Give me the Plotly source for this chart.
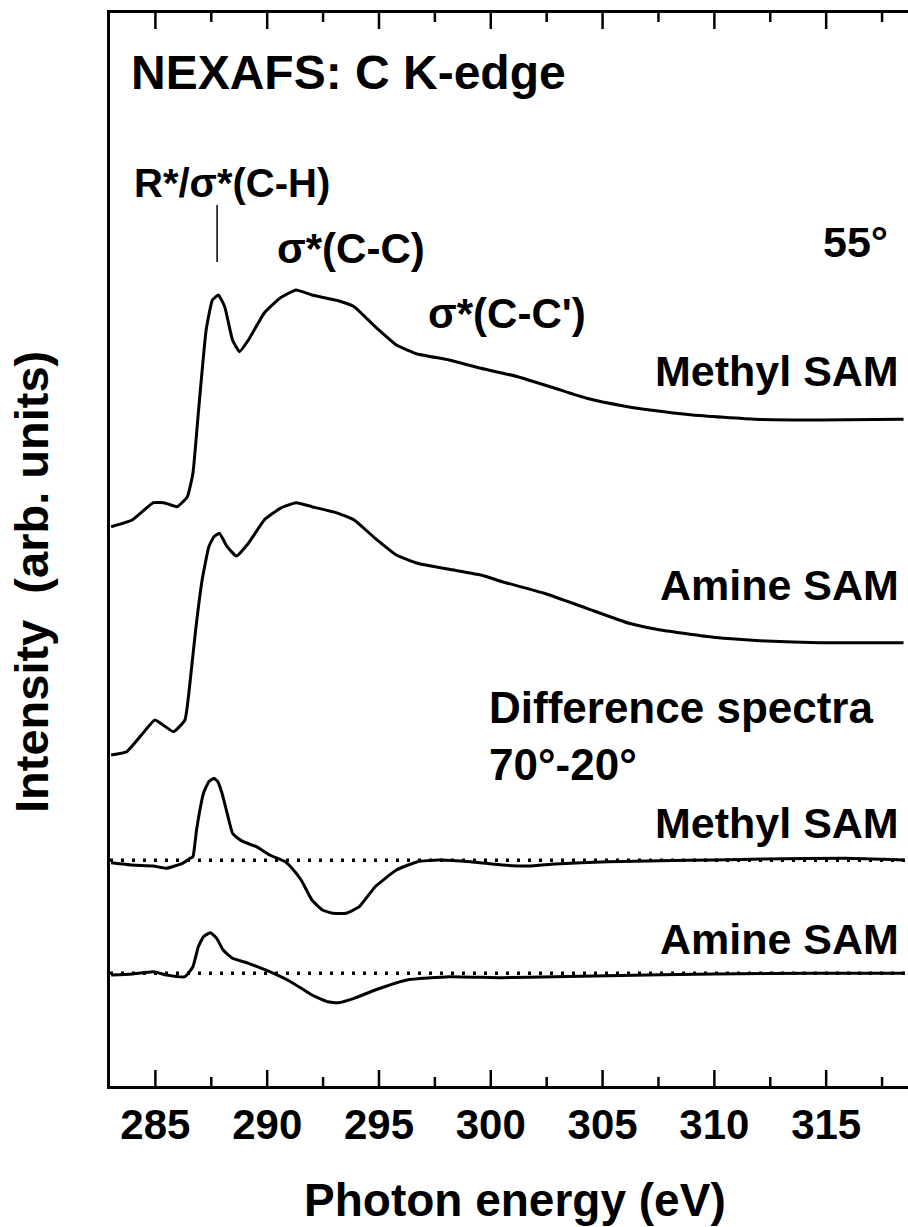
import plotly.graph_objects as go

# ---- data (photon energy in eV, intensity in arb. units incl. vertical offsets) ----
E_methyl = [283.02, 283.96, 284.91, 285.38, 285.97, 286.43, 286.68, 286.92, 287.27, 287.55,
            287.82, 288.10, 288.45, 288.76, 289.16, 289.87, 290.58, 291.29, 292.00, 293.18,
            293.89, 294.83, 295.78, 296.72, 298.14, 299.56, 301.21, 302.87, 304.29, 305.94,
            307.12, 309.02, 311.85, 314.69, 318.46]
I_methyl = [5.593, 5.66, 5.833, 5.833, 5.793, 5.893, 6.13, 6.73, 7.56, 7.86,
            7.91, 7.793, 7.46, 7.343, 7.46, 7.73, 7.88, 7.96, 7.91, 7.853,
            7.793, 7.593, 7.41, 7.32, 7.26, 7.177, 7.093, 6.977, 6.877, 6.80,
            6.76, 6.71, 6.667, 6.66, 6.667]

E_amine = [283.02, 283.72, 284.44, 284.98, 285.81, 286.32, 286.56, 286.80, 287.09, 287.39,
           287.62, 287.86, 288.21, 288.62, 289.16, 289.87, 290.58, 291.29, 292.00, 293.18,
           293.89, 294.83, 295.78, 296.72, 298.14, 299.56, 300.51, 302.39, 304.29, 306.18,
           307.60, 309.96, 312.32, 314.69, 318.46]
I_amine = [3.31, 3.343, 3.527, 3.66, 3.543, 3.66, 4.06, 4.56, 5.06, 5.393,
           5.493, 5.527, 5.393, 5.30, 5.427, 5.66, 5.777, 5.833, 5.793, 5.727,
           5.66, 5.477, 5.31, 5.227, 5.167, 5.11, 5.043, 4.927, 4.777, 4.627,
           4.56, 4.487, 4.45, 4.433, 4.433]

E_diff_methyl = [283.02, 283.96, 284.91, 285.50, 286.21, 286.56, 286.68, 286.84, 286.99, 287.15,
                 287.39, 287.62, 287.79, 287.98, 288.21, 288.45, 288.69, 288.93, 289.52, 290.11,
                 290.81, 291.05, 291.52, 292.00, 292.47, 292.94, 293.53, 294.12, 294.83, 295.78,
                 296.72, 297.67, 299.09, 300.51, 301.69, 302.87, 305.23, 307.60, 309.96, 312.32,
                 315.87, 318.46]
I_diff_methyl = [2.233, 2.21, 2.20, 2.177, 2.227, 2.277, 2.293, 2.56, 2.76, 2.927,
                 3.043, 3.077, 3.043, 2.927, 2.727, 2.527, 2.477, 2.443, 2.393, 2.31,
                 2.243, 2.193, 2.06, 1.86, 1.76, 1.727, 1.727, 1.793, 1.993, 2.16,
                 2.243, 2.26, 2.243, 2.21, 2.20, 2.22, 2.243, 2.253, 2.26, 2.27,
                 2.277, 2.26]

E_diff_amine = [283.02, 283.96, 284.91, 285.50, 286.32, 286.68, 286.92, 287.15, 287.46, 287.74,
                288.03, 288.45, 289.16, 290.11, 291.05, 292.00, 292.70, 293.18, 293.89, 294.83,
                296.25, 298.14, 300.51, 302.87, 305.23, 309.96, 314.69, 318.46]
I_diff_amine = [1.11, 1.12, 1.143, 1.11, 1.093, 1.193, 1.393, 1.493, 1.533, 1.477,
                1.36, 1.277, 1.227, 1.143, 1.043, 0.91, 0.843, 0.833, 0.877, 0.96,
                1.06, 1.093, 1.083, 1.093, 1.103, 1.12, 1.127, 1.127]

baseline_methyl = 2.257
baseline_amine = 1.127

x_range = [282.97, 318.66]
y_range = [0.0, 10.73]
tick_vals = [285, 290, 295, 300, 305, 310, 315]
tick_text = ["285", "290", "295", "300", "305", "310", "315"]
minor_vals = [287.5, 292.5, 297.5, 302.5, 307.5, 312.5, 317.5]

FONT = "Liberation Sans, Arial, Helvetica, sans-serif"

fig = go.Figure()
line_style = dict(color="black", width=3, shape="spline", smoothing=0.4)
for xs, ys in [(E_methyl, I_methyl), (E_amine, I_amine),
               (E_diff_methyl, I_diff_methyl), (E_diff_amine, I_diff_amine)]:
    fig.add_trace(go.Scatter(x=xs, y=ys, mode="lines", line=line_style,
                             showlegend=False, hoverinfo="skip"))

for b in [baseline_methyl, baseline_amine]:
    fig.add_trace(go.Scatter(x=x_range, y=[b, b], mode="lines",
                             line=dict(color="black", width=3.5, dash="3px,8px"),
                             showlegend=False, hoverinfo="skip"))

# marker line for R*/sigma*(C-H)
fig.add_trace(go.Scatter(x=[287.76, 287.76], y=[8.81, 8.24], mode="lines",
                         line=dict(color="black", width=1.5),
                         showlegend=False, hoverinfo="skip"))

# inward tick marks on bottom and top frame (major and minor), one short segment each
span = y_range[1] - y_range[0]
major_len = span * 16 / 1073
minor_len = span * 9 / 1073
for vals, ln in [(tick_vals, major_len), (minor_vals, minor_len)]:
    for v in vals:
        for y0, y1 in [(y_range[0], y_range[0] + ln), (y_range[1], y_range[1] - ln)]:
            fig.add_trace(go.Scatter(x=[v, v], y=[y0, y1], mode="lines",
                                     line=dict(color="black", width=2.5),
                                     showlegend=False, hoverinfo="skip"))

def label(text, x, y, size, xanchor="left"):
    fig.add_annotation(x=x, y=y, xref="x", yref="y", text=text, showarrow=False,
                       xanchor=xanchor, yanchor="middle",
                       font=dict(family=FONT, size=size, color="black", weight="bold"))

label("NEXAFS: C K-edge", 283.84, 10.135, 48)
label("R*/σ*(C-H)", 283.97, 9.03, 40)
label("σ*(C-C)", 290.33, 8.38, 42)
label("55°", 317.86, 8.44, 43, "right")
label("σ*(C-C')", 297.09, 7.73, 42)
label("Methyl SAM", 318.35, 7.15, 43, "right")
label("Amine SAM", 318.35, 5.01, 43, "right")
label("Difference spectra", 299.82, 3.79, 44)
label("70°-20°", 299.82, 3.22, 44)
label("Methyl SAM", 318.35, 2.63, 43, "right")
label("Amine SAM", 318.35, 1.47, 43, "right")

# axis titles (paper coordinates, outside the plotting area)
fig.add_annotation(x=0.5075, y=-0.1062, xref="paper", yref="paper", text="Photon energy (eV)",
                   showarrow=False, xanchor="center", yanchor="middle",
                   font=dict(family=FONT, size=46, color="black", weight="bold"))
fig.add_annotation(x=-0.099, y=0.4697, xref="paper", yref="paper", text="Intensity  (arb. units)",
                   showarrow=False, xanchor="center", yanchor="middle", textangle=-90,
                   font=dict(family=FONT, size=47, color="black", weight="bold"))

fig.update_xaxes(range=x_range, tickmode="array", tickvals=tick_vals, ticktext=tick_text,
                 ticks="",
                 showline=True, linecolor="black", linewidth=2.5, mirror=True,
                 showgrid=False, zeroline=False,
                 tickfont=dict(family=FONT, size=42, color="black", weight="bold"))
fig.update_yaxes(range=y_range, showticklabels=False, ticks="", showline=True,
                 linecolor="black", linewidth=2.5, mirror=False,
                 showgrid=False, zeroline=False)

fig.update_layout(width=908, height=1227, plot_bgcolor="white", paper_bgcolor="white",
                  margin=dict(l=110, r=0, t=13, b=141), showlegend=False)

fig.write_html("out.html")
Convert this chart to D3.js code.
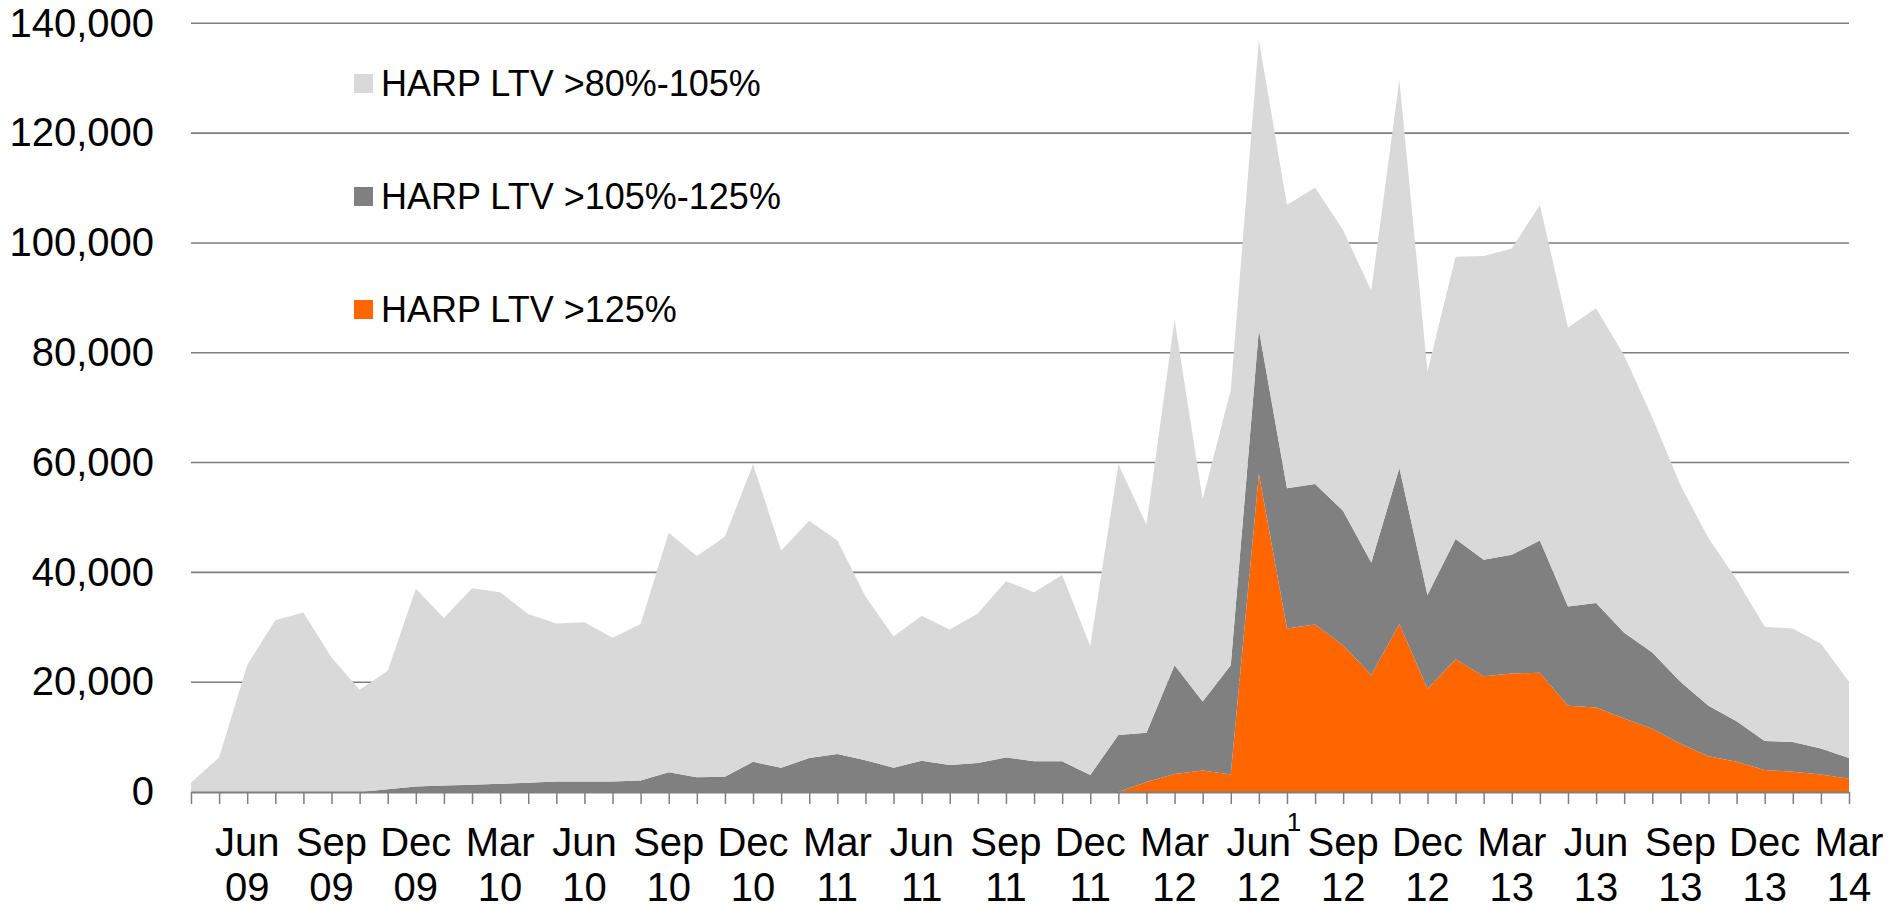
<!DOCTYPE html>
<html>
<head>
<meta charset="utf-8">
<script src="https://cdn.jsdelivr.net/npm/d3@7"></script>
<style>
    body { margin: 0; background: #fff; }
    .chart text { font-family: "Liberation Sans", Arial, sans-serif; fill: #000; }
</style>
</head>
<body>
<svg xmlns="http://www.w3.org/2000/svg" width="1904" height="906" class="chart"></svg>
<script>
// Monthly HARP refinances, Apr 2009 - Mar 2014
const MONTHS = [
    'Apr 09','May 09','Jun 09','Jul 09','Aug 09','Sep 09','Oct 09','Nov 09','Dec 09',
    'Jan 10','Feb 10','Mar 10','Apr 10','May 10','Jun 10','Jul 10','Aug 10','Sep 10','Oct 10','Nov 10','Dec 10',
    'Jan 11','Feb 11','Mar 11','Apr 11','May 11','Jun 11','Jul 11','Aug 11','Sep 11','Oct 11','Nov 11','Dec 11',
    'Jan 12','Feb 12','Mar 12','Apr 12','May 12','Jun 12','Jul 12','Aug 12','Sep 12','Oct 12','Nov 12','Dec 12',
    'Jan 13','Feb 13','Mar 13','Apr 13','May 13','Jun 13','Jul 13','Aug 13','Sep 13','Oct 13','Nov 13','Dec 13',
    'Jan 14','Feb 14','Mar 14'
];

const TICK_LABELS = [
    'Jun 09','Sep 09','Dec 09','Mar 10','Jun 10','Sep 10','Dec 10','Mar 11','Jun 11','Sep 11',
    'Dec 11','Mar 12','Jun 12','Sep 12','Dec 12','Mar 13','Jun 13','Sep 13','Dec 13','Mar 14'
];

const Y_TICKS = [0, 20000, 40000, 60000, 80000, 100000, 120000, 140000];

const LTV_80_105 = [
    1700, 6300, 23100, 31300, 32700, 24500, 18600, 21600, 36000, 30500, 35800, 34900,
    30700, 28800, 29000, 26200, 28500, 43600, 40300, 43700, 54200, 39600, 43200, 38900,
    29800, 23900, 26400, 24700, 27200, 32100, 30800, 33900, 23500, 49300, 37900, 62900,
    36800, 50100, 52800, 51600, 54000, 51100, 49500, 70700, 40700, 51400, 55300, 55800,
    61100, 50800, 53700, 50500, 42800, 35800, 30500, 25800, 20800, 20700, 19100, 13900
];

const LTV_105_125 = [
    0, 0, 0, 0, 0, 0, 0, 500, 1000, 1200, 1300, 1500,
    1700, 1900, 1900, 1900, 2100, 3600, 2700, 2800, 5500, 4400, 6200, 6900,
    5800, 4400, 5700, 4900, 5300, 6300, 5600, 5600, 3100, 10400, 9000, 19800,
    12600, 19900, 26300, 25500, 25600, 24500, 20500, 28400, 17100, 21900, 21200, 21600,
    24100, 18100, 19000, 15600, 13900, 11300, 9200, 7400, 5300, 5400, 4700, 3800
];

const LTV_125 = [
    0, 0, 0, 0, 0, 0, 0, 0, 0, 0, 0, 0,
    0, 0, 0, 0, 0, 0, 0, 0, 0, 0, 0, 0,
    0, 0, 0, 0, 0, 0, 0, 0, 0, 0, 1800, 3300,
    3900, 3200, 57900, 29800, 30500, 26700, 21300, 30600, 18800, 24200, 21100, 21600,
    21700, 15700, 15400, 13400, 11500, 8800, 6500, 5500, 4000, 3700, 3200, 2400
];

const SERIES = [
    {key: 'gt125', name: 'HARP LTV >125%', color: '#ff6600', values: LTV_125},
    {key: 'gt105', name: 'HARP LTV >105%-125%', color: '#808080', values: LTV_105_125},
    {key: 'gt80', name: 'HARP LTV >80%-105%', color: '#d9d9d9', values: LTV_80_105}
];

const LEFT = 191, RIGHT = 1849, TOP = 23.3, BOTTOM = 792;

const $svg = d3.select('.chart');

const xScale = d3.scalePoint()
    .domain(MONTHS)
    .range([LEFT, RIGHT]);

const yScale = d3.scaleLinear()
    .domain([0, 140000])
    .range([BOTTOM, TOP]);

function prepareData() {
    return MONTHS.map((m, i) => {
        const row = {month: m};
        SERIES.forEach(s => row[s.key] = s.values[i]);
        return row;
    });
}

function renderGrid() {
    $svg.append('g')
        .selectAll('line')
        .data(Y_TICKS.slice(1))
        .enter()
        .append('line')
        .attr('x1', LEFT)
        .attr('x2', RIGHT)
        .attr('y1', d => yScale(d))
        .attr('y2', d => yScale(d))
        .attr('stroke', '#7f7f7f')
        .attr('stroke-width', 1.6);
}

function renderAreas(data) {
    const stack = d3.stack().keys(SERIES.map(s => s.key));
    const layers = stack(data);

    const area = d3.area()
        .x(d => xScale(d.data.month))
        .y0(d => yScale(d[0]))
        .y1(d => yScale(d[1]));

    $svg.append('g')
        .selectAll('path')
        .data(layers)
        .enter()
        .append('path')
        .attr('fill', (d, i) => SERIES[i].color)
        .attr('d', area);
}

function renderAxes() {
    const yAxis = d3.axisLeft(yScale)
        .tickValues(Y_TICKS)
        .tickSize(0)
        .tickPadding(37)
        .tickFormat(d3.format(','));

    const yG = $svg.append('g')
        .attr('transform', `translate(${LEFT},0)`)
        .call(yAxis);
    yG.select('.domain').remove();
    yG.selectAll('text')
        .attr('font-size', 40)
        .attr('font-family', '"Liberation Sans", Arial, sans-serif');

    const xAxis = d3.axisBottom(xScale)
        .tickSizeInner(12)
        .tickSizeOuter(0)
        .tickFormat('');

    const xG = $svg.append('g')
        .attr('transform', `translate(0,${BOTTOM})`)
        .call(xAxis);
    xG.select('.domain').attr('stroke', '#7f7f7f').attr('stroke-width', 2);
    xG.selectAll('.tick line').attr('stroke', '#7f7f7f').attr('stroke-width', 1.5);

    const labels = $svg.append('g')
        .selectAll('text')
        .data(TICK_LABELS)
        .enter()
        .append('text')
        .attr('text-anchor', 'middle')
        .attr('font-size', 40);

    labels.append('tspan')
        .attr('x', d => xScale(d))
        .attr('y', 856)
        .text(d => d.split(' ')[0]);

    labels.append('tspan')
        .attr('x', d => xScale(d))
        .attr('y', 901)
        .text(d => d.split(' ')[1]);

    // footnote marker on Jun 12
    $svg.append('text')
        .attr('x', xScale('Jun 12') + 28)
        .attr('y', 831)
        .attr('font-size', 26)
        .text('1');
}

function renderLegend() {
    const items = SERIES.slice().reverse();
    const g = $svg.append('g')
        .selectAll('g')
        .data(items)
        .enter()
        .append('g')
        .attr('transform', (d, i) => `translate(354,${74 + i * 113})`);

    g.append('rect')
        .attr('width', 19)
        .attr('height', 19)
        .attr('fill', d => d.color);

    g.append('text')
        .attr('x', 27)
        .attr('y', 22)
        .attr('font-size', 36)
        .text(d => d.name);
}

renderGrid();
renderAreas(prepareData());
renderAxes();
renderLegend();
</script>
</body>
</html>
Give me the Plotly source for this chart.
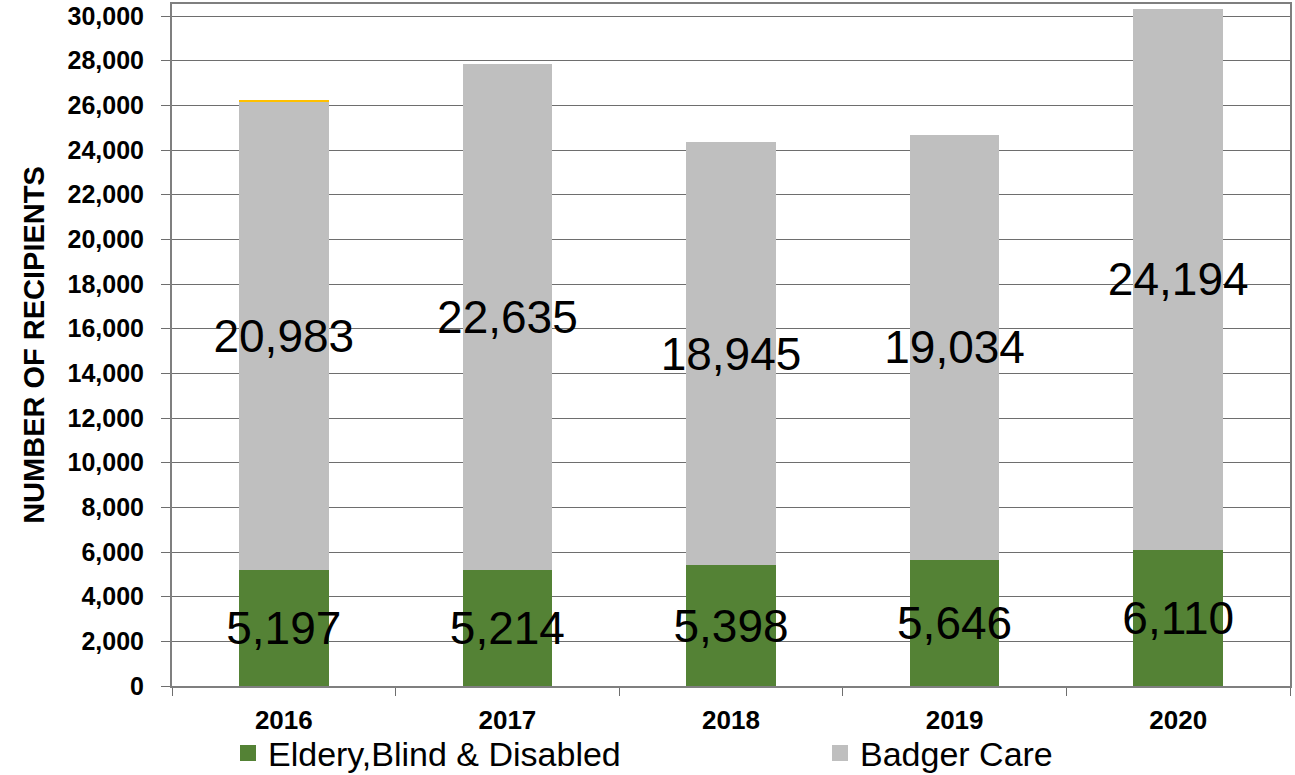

+---+

• **Direction**: Take the lines above starting at the one containing "Convert this chart to D3.js code." and ending at the one containing "100000, 120000, 140000];", and print them again exactly, without pictures.

• **Task response**:
Convert this chart to D3.js code.
<!DOCTYPE html>
<html>
<head>
<meta charset="utf-8">
<script src="https://cdn.jsdelivr.net/npm/d3@7"></script>
<style>
    body { margin: 0; background: #fff; }
    .chart text { font-family: "Liberation Sans", Arial, sans-serif; fill: #000; }
</style>
</head>
<body>
<svg xmlns="http://www.w3.org/2000/svg" width="1904" height="906" class="chart"></svg>
<script>
// Monthly HARP refinances, Apr 2009 - Mar 2014
const MONTHS = [
    'Apr 09','May 09','Jun 09','Jul 09','Aug 09','Sep 09','Oct 09','Nov 09','Dec 09',
    'Jan 10','Feb 10','Mar 10','Apr 10','May 10','Jun 10','Jul 10','Aug 10','Sep 10','Oct 10','Nov 10','Dec 10',
    'Jan 11','Feb 11','Mar 11','Apr 11','May 11','Jun 11','Jul 11','Aug 11','Sep 11','Oct 11','Nov 11','Dec 11',
    'Jan 12','Feb 12','Mar 12','Apr 12','May 12','Jun 12','Jul 12','Aug 12','Sep 12','Oct 12','Nov 12','Dec 12',
    'Jan 13','Feb 13','Mar 13','Apr 13','May 13','Jun 13','Jul 13','Aug 13','Sep 13','Oct 13','Nov 13','Dec 13',
    'Jan 14','Feb 14','Mar 14'
];

const TICK_LABELS = [
    'Jun 09','Sep 09','Dec 09','Mar 10','Jun 10','Sep 10','Dec 10','Mar 11','Jun 11','Sep 11',
    'Dec 11','Mar 12','Jun 12','Sep 12','Dec 12','Mar 13','Jun 13','Sep 13','Dec 13','Mar 14'
];

const Y_TICKS = [0, 20000, 40000, 60000, 80000, 100000, 120000, 140000];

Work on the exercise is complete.